Dataset excerpt:
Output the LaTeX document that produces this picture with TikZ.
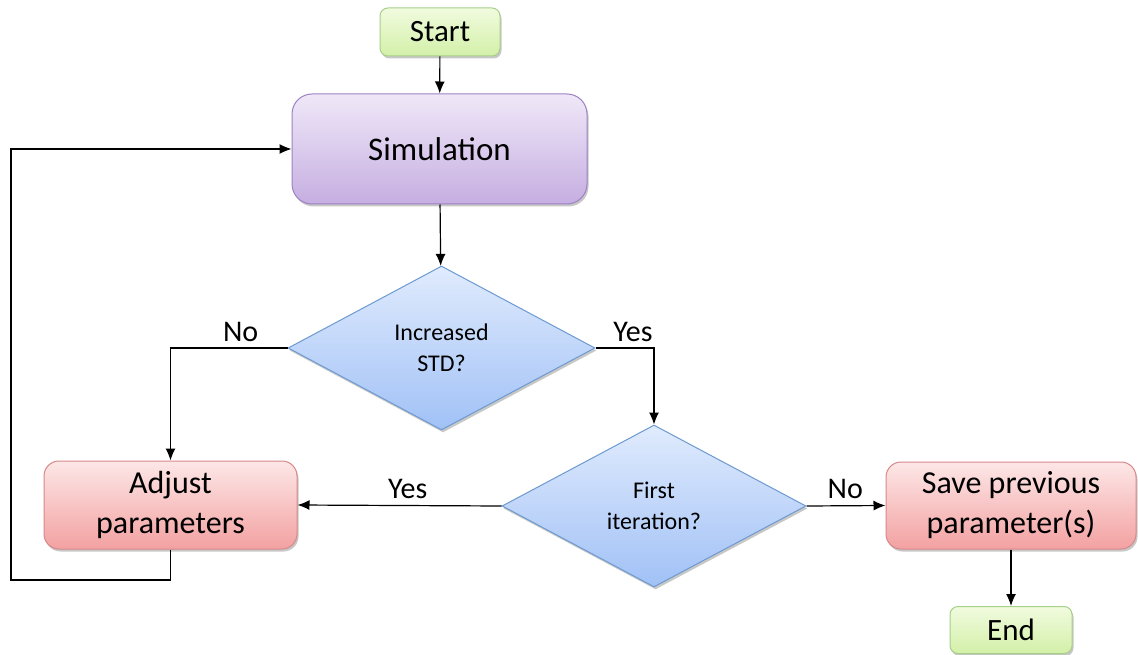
\documentclass[tikz,border=0pt]{standalone}
\usepackage{fontspec}
\setmainfont{Carlito}
\usetikzlibrary{shapes.geometric,arrows.meta,shadows}

\definecolor{greenTop}{HTML}{F1FBDF}
\definecolor{greenBot}{HTML}{D3F0A8}
\definecolor{greenLine}{HTML}{A6CF8A}
\definecolor{purpTop}{HTML}{EFE8F8}
\definecolor{purpBot}{HTML}{C6AEE1}
\definecolor{purpLine}{HTML}{9C82C4}
\definecolor{redTop}{HTML}{FDE7E7}
\definecolor{redBot}{HTML}{F3A1A1}
\definecolor{redLine}{HTML}{D7898A}
\definecolor{blueTop}{HTML}{E0EBFD}
\definecolor{blueBot}{HTML}{A1C1F6}
\definecolor{blueLine}{HTML}{6C9AD0}

\tikzset{
  softshadow/.style={drop shadow={opacity=0.22, shadow xshift=1.5pt, shadow yshift=-2.5pt, fill=black}},
  termbox/.style={rectangle, rounded corners=8pt, draw=greenLine, line width=1pt,
    top color=greenTop, bottom color=greenBot, softshadow,
    font=\fontsize{31}{36}\selectfont, inner sep=0pt, align=center},
  simbox/.style={rectangle, rounded corners=20pt, draw=purpLine, line width=1pt,
    top color=purpTop, bottom color=purpBot, softshadow,
    font=\fontsize{33}{40}\selectfont, inner sep=0pt, align=center},
  actbox/.style={rectangle, rounded corners=15pt, draw=redLine, line width=1pt,
    top color=redTop, bottom color=redBot, softshadow,
    font=\fontsize{32}{40}\selectfont, inner sep=0pt, align=center},
  decision/.style={diamond, draw=blueLine, line width=1pt,
    top color=blueTop, bottom color=blueBot, softshadow,
    font=\fontsize{24}{31}\selectfont, inner sep=0pt, align=center},
  flow/.style={draw=black, line width=1.2pt, -{Latex[length=12pt,width=10pt]}},
  lbl/.style={font=\fontsize{30}{34}\selectfont, inner sep=6pt, anchor=south}
}

\begin{document}
\begin{tikzpicture}[x=1pt,y=-1pt]
\useasboundingbox (0,0) rectangle (1138,655);

% process nodes
\node[termbox, minimum width=120pt, minimum height=48pt] (start) at (440,32) {Start};
\node[simbox, minimum width=295pt, minimum height=110pt] (sim) at (439.5,149) {Simulation};
\node[decision, minimum width=307pt, minimum height=164pt] (inc) at (441.5,348) {Increased\\STD?};
\node[decision, minimum width=304pt, minimum height=162pt] (first) at (654,506) {First\\iteration?};
\node[actbox, minimum width=253pt, minimum height=88pt] (adjust) at (170.5,505) {Adjust\\parameters};
\node[actbox, minimum width=250pt, minimum height=87pt] (save) at (1011,505.5) {Save previous\\parameter(s)};
\node[termbox, minimum width=122pt, minimum height=47pt] (end) at (1011,630) {End};

\coordinate (loop) at (11,580);

% connectors
\draw[flow] (start) -- (sim);
\draw[flow] (sim) -- (inc);
\draw[flow] (inc.west) -| node[lbl, pos=0.2] {No} (adjust.north);
\draw[flow] (inc.east) -| node[lbl, pos=0.32] {Yes} (first.north);
\draw[flow] (first.west) -- node[lbl, pos=0.46] {Yes} (adjust.east);
\draw[flow] (first.east) -- node[lbl, pos=0.49] {No} (save.west);
\draw[flow] (save) -- (end);
\draw[flow] (adjust.south) |- (loop) |- (sim.west);
\end{tikzpicture}
\end{document}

Written instruction: Reproduce the full listing faithfully, but do not carry over any pictures.

Written response:
Output the LaTeX document that produces this picture with TikZ.
\documentclass[tikz,border=0pt]{standalone}
\usepackage{fontspec}
\setmainfont{Carlito}
\usetikzlibrary{shapes.geometric,arrows.meta,shadows}

\definecolor{greenTop}{HTML}{F1FBDF}
\definecolor{greenBot}{HTML}{D3F0A8}
\definecolor{greenLine}{HTML}{A6CF8A}
\definecolor{purpTop}{HTML}{EFE8F8}
\definecolor{purpBot}{HTML}{C6AEE1}
\definecolor{purpLine}{HTML}{9C82C4}
\definecolor{redTop}{HTML}{FDE7E7}
\definecolor{redBot}{HTML}{F3A1A1}
\definecolor{redLine}{HTML}{D7898A}
\definecolor{blueTop}{HTML}{E0EBFD}
\definecolor{blueBot}{HTML}{A1C1F6}
\definecolor{blueLine}{HTML}{6C9AD0}

\tikzset{
  softshadow/.style={drop shadow={opacity=0.22, shadow xshift=1.5pt, shadow yshift=-2.5pt, fill=black}},
  termbox/.style={rectangle, rounded corners=8pt, draw=greenLine, line width=1pt,
    top color=greenTop, bottom color=greenBot, softshadow,
    font=\fontsize{31}{36}\selectfont, inner sep=0pt, align=center},
  simbox/.style={rectangle, rounded corners=20pt, draw=purpLine, line width=1pt,
    top color=purpTop, bottom color=purpBot, softshadow,
    font=\fontsize{33}{40}\selectfont, inner sep=0pt, align=center},
  actbox/.style={rectangle, rounded corners=15pt, draw=redLine, line width=1pt,
    top color=redTop, bottom color=redBot, softshadow,
    font=\fontsize{32}{40}\selectfont, inner sep=0pt, align=center},
  decision/.style={diamond, draw=blueLine, line width=1pt,
    top color=blueTop, bottom color=blueBot, softshadow,
    font=\fontsize{24}{31}\selectfont, inner sep=0pt, align=center},
  flow/.style={draw=black, line width=1.2pt, -{Latex[length=12pt,width=10pt]}},
  lbl/.style={font=\fontsize{30}{34}\selectfont, inner sep=6pt, anchor=south}
}

\begin{document}
\begin{tikzpicture}[x=1pt,y=-1pt]
\useasboundingbox (0,0) rectangle (1138,655);

% process nodes
\node[termbox, minimum width=120pt, minimum height=48pt] (start) at (440,32) {Start};
\node[simbox, minimum width=295pt, minimum height=110pt] (sim) at (439.5,149) {Simulation};
\node[decision, minimum width=307pt, minimum height=164pt] (inc) at (441.5,348) {Increased\\STD?};
\node[decision, minimum width=304pt, minimum height=162pt] (first) at (654,506) {First\\iteration?};
\node[actbox, minimum width=253pt, minimum height=88pt] (adjust) at (170.5,505) {Adjust\\parameters};
\node[actbox, minimum width=250pt, minimum height=87pt] (save) at (1011,505.5) {Save previous\\parameter(s)};
\node[termbox, minimum width=122pt, minimum height=47pt] (end) at (1011,630) {End};

\coordinate (loop) at (11,580);

% connectors
\draw[flow] (start) -- (sim);
\draw[flow] (sim) -- (inc);
\draw[flow] (inc.west) -| node[lbl, pos=0.2] {No} (adjust.north);
\draw[flow] (inc.east) -| node[lbl, pos=0.32] {Yes} (first.north);
\draw[flow] (first.west) -- node[lbl, pos=0.46] {Yes} (adjust.east);
\draw[flow] (first.east) -- node[lbl, pos=0.49] {No} (save.west);
\draw[flow] (save) -- (end);
\draw[flow] (adjust.south) |- (loop) |- (sim.west);
\end{tikzpicture}
\end{document}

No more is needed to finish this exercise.